EXERCISE INSTRUCTIONS >> Begin with the first line of the material and write out each line exactly, ending with the line that contains "96, 98, 100];". Pictures are not part of the copy.

SUPPLIED INFORMATION >>
>> begin

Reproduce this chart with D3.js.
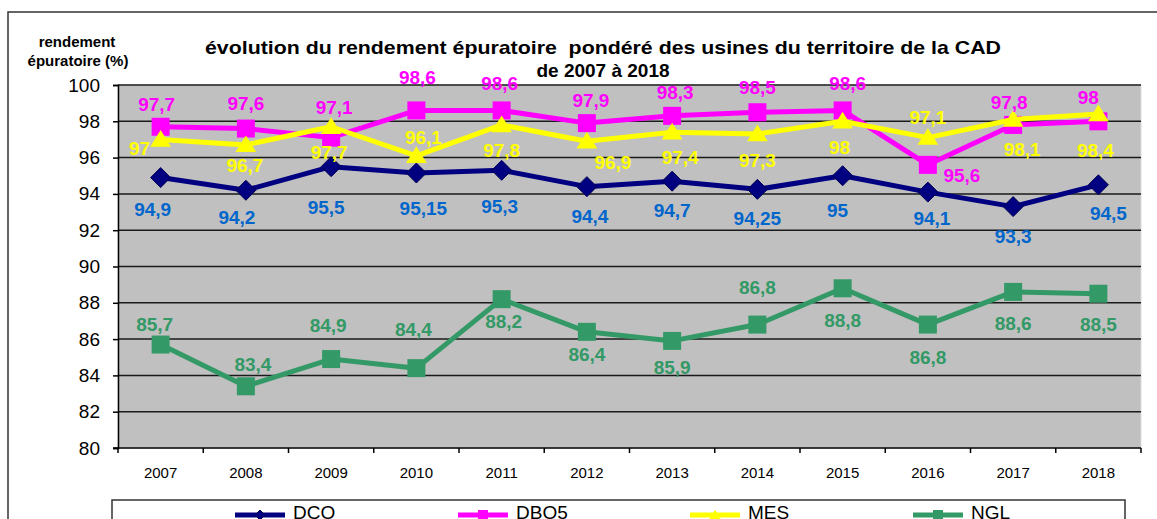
<!DOCTYPE html>
<html>
<head>
<meta charset="utf-8">
<script src="https://cdn.jsdelivr.net/npm/d3@7"></script>
<style>
  body { margin: 0; background: #fff; }
  svg { display: block; font-family: Arial, "Liberation Sans", sans-serif; }
</style>
</head>
<body>
<svg id="svg1" width="1157" height="519"></svg>
<script>
// data
var years = ["2007","2008","2009","2010","2011","2012","2013","2014","2015","2016","2017","2018"];
var dco  = [94.9, 94.2, 95.5, 95.15, 95.3, 94.4, 94.7, 94.25, 95, 94.1, 93.3, 94.5];
var dbo5 = [97.7, 97.6, 97.1, 98.6, 98.6, 97.9, 98.3, 98.5, 98.6, 95.6, 97.8, 98];
var mes  = [97, 96.7, 97.7, 96.1, 97.8, 96.9, 97.4, 97.3, 98, 97.1, 98.1, 98.4];
var ngl  = [85.7, 83.4, 84.9, 84.4, 88.2, 86.4, 85.9, 86.8, 88.8, 86.8, 88.6, 88.5];
var yTicks = [80, 82, 84, 86, 88, 90, 92, 94, 96, 98, 100];

// where each data label sits relative to its point (px), like the manual placement in the original
var offDCO  = [[-8,32],[-9,27],[-5,40],[7,35],[-2,36],[3,30],[0,29],[0,29],[-5,34],[4,26],[0,30],[10,28]];
var offDBO5 = [[-4,-23],[0,-25],[3,-30],[1,-33],[-2,-27],[4,-23],[3,-24],[0,-25],[5,-27],[34,10],[-4,-23],[-10,-24]];
var offMES  = [[-21,9],[-1,20],[-2,25],[7,-19],[0,25],[26,21],[8,25],[0,26],[-3,26],[0,-20],[9,30],[-3,36]];
var offNGL  = [[-6,-20],[7,-22],[-3,-34],[-3,-39],[2,22],[0,22],[0,26],[0,-37],[0,32],[0,33],[0,31],[0,30]];

var series = [
  {name: "DCO",  values: dco,  line: "#000080", label: "#0066CC", marker: "diamond",  off: offDCO},
  {name: "DBO5", values: dbo5, line: "#FF00FF", label: "#FF00FF", marker: "square",   off: offDBO5},
  {name: "MES",  values: mes,  line: "#FFFF00", label: "#FFFF00", marker: "triangle", off: offMES},
  {name: "NGL",  values: ngl,  line: "#339966", label: "#339966", marker: "square",   off: offNGL}
];

var svg = d3.select('#svg1');

var plotLeft = 118, plotRight = 1141, plotTop = 85, plotBottom = 448;

var x = d3.scaleBand().domain(years).range([plotLeft, plotRight]).padding(0);
var y = d3.scaleLinear().domain([80, 100]).range([plotBottom, plotTop]);
function cx(i) { return x(years[i]) + x.bandwidth() / 2; }

// outer frame
svg.append('rect')
    .attr('x', 8).attr('y', 12).attr('width', 1165).attr('height', 530)
    .attr('fill', 'none').attr('stroke', '#333').attr('stroke-width', 1.5);

// plot background
svg.append('rect')
    .attr('x', plotLeft).attr('y', plotTop).attr('width', plotRight - plotLeft).attr('height', plotBottom - plotTop)
    .attr('fill', '#C0C0C0').attr('stroke', '#dcdcdc').attr('stroke-width', 1);

// gridlines
svg.append('g').selectAll('line')
    .data(yTicks.filter(function(d){ return d > 80; }))
    .enter().append('line')
    .attr('x1', plotLeft).attr('x2', plotRight)
    .attr('y1', function(d){ return y(d); }).attr('y2', function(d){ return y(d); })
    .attr('stroke', '#1a1a1a').attr('stroke-width', 1.5);

// y axis
var yAxis = svg.append('g')
    .attr('transform', 'translate(' + plotLeft + ',0)')
    .call(d3.axisLeft(y).tickValues(yTicks).tickSize(5).tickPadding(13).tickFormat(d3.format('d')));
yAxis.select('.domain').attr('stroke', '#000').attr('stroke-width', 1.5);
yAxis.selectAll('.tick line').attr('stroke', '#000').attr('stroke-width', 1.5);
yAxis.selectAll('.tick text').attr('font-size', 19).attr('fill', '#000')
    .attr('font-family', 'Arial, "Liberation Sans", sans-serif');

// x axis: labels at band centres, ticks at band edges
var xAxis = svg.append('g')
    .attr('transform', 'translate(0,' + plotBottom + ')')
    .call(d3.axisBottom(x).tickSize(0).tickPadding(19));
xAxis.select('.domain').remove();
xAxis.selectAll('.tick text').attr('font-size', 15).attr('fill', '#000')
    .attr('font-family', 'Arial, "Liberation Sans", sans-serif');
svg.append('line')
    .attr('x1', plotLeft - 5).attr('x2', plotRight).attr('y1', plotBottom).attr('y2', plotBottom)
    .attr('stroke', '#000').attr('stroke-width', 1.5);
svg.append('g').selectAll('line')
    .data(years.concat(['end']))
    .enter().append('line')
    .attr('x1', function(d){ return d == 'end' ? plotRight : x(d); })
    .attr('x2', function(d){ return d == 'end' ? plotRight : x(d); })
    .attr('y1', plotBottom).attr('y2', plotBottom + 5)
    .attr('stroke', '#000').attr('stroke-width', 1.5);

// markers
function drawMarker(g, type, color, s) {
    if (type == 'diamond') {
        g.append('path').attr('d', 'M0,' + (-s) + 'L' + s + ',0L0,' + s + 'L' + (-s) + ',0Z')
            .attr('fill', color).attr('stroke', '#000050').attr('stroke-width', 1);
    } else if (type == 'square') {
        g.append('rect').attr('x', -s).attr('y', -s).attr('width', 2 * s).attr('height', 2 * s)
            .attr('fill', color);
    } else {
        g.append('path').attr('d', 'M0,' + (-s * 1.05) + 'L' + (s * 1.15) + ',' + (s * 0.8) + 'L' + (-s * 1.15) + ',' + (s * 0.8) + 'Z')
            .attr('fill', color);
    }
}

var line = d3.line()
    .x(function(d, i){ return cx(i); })
    .y(function(d){ return y(d); });

series.forEach(function(s) {
    var g = svg.append('g');
    g.append('path')
        .datum(s.values)
        .attr('d', line)
        .attr('fill', 'none')
        .attr('stroke', s.line)
        .attr('stroke-width', 5)
        .attr('stroke-linejoin', 'round');
    s.values.forEach(function(v, i) {
        var m = g.append('g').attr('transform', 'translate(' + cx(i) + ',' + y(v) + ')');
        drawMarker(m, s.marker, s.line, s.marker == 'diamond' ? 10 : 9);
    });
});

// data labels on top
series.forEach(function(s) {
    svg.append('g').selectAll('text')
        .data(s.values)
        .enter().append('text')
        .attr('x', function(d, i){ return cx(i) + s.off[i][0]; })
        .attr('y', function(d, i){ return y(d) + s.off[i][1]; })
        .attr('dy', '0.36em')
        .attr('text-anchor', 'middle')
        .attr('font-size', 19)
        .attr('font-weight', 'bold')
        .attr('fill', s.label)
        .text(function(d){ return String(d).replace('.', ','); });
});

// titles
svg.append('text').attr('x', 603).attr('y', 54).attr('text-anchor', 'middle')
    .attr('font-size', 19).attr('font-weight', 'bold')
    .attr('textLength', 796).attr('lengthAdjust', 'spacingAndGlyphs')
    .style('white-space', 'pre')
    .text('évolution du rendement épuratoire  pondéré des usines du territoire de la CAD');
svg.append('text').attr('x', 603).attr('y', 77).attr('text-anchor', 'middle')
    .attr('font-size', 19).attr('font-weight', 'bold')
    .text('de 2007 à 2018');

svg.append('text').attr('x', 77).attr('y', 47).attr('text-anchor', 'middle')
    .attr('font-size', 15).attr('font-weight', 'bold').text('rendement');
svg.append('text').attr('x', 78).attr('y', 66).attr('text-anchor', 'middle')
    .attr('font-size', 15).attr('font-weight', 'bold').text('épuratoire (%)');

// legend
svg.append('rect')
    .attr('x', 112).attr('y', 500).attr('width', 1013).attr('height', 40)
    .attr('fill', '#fff').attr('stroke', '#333').attr('stroke-width', 1.5);
var legendX = [235, 458, 690, 913];
series.forEach(function(s, i) {
    var g = svg.append('g').attr('transform', 'translate(' + legendX[i] + ',515)');
    g.append('line').attr('x1', 0).attr('x2', 50).attr('y1', 0).attr('y2', 0)
        .attr('stroke', s.line).attr('stroke-width', 5);
    var m = g.append('g').attr('transform', 'translate(25,0)');
    drawMarker(m, s.marker, s.line, 5);
    g.append('text').attr('x', 58).attr('y', 4).attr('font-size', 19).attr('fill', '#000').text(s.name);
});
</script>
</body>
</html>
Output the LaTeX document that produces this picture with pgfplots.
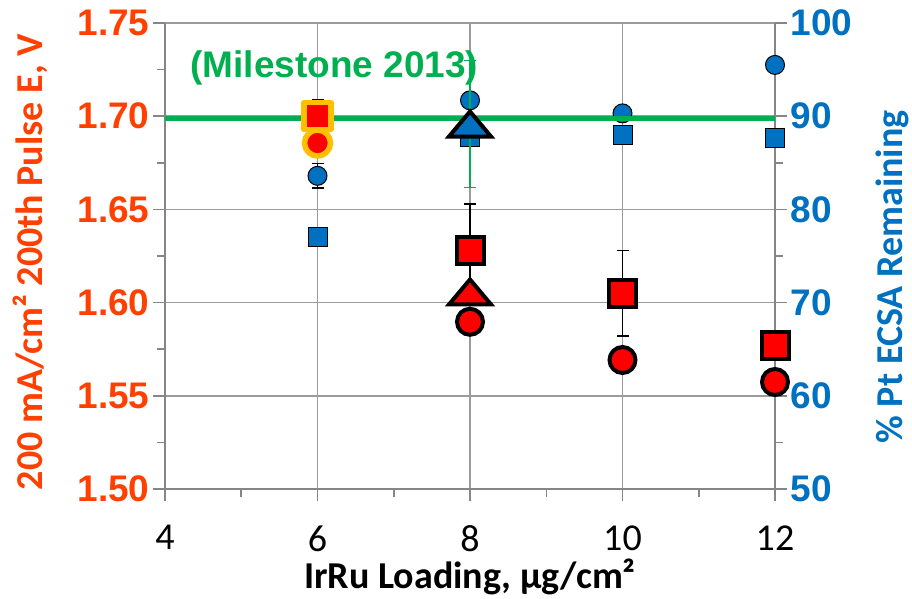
\documentclass[border=0pt]{standalone}
\usepackage{fontspec}
\setmainfont{Carlito}
\newfontfamily\arial{Liberation Sans}
\usepackage{pgfplots}
\pgfplotsset{compat=1.18}
\definecolor{vred}{RGB}{255,64,0}
\definecolor{xblue}{RGB}{0,112,192}
\definecolor{xgreen}{RGB}{0,176,80}
\definecolor{xgold}{RGB}{255,192,0}
\definecolor{xgrid}{RGB}{155,155,155}
\definecolor{xaxis}{RGB}{134,134,134}
\pgfdeclareplotmark{xltri}{%
 \pgfpathmoveto{\pgfqpoint{0pt}{12.5pt}}%
 \pgfpathlineto{\pgfqpoint{-21pt}{-12.5pt}}%
 \pgfpathlineto{\pgfqpoint{21pt}{-12.5pt}}%
 \pgfpathclose\pgfusepathqfillstroke}
\newcommand\tlfont{\arial\bfseries\fontsize{37}{44}\selectfont}
\newcommand\xtfont{\fontsize{38}{46}\selectfont}
\newcommand\labfont{\bfseries\fontsize{38}{46}\selectfont}
\pgfplotsset{base/.style={
  width=610pt, height=466pt, scale only axis, at={(0,0)}, anchor=south west,
  xmin=4, xmax=12, clip=false,
  /pgf/number format/assume math mode=true,
  axis line style={-, xaxis, line width=2pt},
  tick style={xaxis, line width=1.5pt},
  tick align=outside, major tick length=12pt, minor tick length=8pt,
}}
\pgfplotstableread{
x y ey
8 1.628 0.025
10 1.605 0.023
12 1.577 0
}\redsq
\pgfplotstableread{
x y
8 1.5897
10 1.5692
12 1.5574
}\redci
\pgfplotstableread{
x y ey
6 83.6 1.3
8 91.7 0
10 90.3 0
12 95.5 0
}\blueci
\pgfplotstableread{
x y
6 77.0
8 87.8
10 88.0
12 87.7
}\bluesq
\begin{document}
\begin{tikzpicture}
\useasboundingbox (-165pt,-110pt) rectangle (747pt,489pt);
% axis 1: left scale, grid, decorations
\begin{axis}[base, ymin=1.5, ymax=1.75,
  axis x line*=bottom, axis y line*=left,
  xtick={4,6,8,10,12}, ytick={1.50,1.55,1.60,1.65,1.70,1.75},
  minor x tick num=1, minor y tick num=1,
  grid=major, major grid style={xgrid, line width=1.5pt},
  y tick label style={/pgf/number format/fixed, /pgf/number format/fixed zerofill, /pgf/number format/precision=2},
  yticklabel style={font=\tlfont, text=vred},
  xticklabel style={font=\xtfont, text=black, yshift=-21pt},
  xlabel={IrRu Loading, µg/cm²},
  ylabel={200 mA/cm² 200th Pulse E, V},
  xlabel style={font=\labfont, text=black, at={(axis description cs:0.5,-0.188)}, anchor=center},
  ylabel style={font=\labfont, text=vred, at={(axis description cs:-0.221,0.487)}, anchor=center},
]
\end{axis}
% axis 2: right scale, blue series
\begin{axis}[base, ymin=50, ymax=100,
  axis y line*=right, axis x line=none,
  ytick={50,60,70,80,90,100}, minor y tick num=1,
  yticklabel style={font=\tlfont, text=xblue},
  ylabel={\% Pt ECSA Remaining},
  ylabel style={font=\labfont, text=xblue, at={(axis description cs:1.192,0.455)}, anchor=center},
]
\addplot[only marks, mark=square*, mark size=9.5pt, mark options={fill=xblue, draw=black, line width=1pt}] table[x=x,y=y]{\bluesq};
\addplot[only marks, mark=*, mark size=9.5pt, mark options={fill=xblue, draw=black, line width=1pt},
  error bars/.cd, y dir=both, y explicit,
  error bar style={black, line width=1.5pt},
  error mark options={rotate=90, mark size=6pt, line width=1.5pt, black}]
  table[x=x,y=y,y error=ey]{\blueci};
\end{axis}
% axis 3: left scale, red series, milestone, triangles
\begin{axis}[base, ymin=1.5, ymax=1.75, hide axis]
\addplot[only marks, mark=*, mark size=13pt, mark options={fill=red, draw=black, line width=4pt}] table[x=x,y=y]{\redci};
\addplot[only marks, mark=square*, mark size=13.5pt, mark options={fill=red, draw=black, line width=4pt},
  error bars/.cd, y dir=both, y explicit,
  error bar style={black, line width=1.5pt},
  error mark options={rotate=90, mark size=6pt, line width=1.5pt, black}]
  table[x=x,y=y,y error=ey]{\redsq};
\addplot[only marks, mark=square*, mark size=13.5pt, mark options={fill=red, draw=xgold, line width=5.5pt, line join=round},
  error bars/.cd, y dir=both, y explicit,
  error bar style={black, line width=1.5pt},
  error mark options={rotate=90, mark size=6pt, line width=1.5pt, black}]
  coordinates {(6,1.700) +- (0,0.009)};
\addplot[only marks, mark=*, mark size=13pt, mark options={fill=red, draw=xgold, line width=5.5pt}]
  coordinates {(6,1.6856)};
\addplot[xgreen, line width=5pt, no marks] coordinates {(4,1.699) (12,1.699)};
\node[font=\arial\bfseries\fontsize{37}{44}\selectfont, text=xgreen] at (axis cs:6.22,1.7259) {(Milestone 2013)};
\addplot[only marks, mark=xltri, mark options={fill=xblue, draw=black, line width=4pt},
  error bars/.cd, y dir=both, y explicit,
  error bar style={xgreen, line width=1.5pt},
  error mark options={rotate=90, mark size=6pt, line width=1.5pt, xgreen}]
  coordinates {(8,1.6958) +- (0,0.034)};
\addplot[only marks, mark=xltri, mark options={fill=red, draw=black, line width=4pt}]
  coordinates {(8,1.6057)};
\end{axis}
\end{tikzpicture}
\end{document}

>> end

FINAL RESULT >>
Reproduce this chart with D3.js.
<!DOCTYPE html>
<html>
<head>
<meta charset="utf-8">
<script src="https://cdn.jsdelivr.net/npm/d3@7"></script>
<style>
  body { margin: 0; background: #fff; }
  svg { display: block; font-family: Arial, "Liberation Sans", sans-serif; }
</style>
</head>
<body>
<svg id="svg1" width="1157" height="519"></svg>
<script>
// data
var years = ["2007","2008","2009","2010","2011","2012","2013","2014","2015","2016","2017","2018"];
var dco  = [94.9, 94.2, 95.5, 95.15, 95.3, 94.4, 94.7, 94.25, 95, 94.1, 93.3, 94.5];
var dbo5 = [97.7, 97.6, 97.1, 98.6, 98.6, 97.9, 98.3, 98.5, 98.6, 95.6, 97.8, 98];
var mes  = [97, 96.7, 97.7, 96.1, 97.8, 96.9, 97.4, 97.3, 98, 97.1, 98.1, 98.4];
var ngl  = [85.7, 83.4, 84.9, 84.4, 88.2, 86.4, 85.9, 86.8, 88.8, 86.8, 88.6, 88.5];
var yTicks = [80, 82, 84, 86, 88, 90, 92, 94, 96, 98, 100];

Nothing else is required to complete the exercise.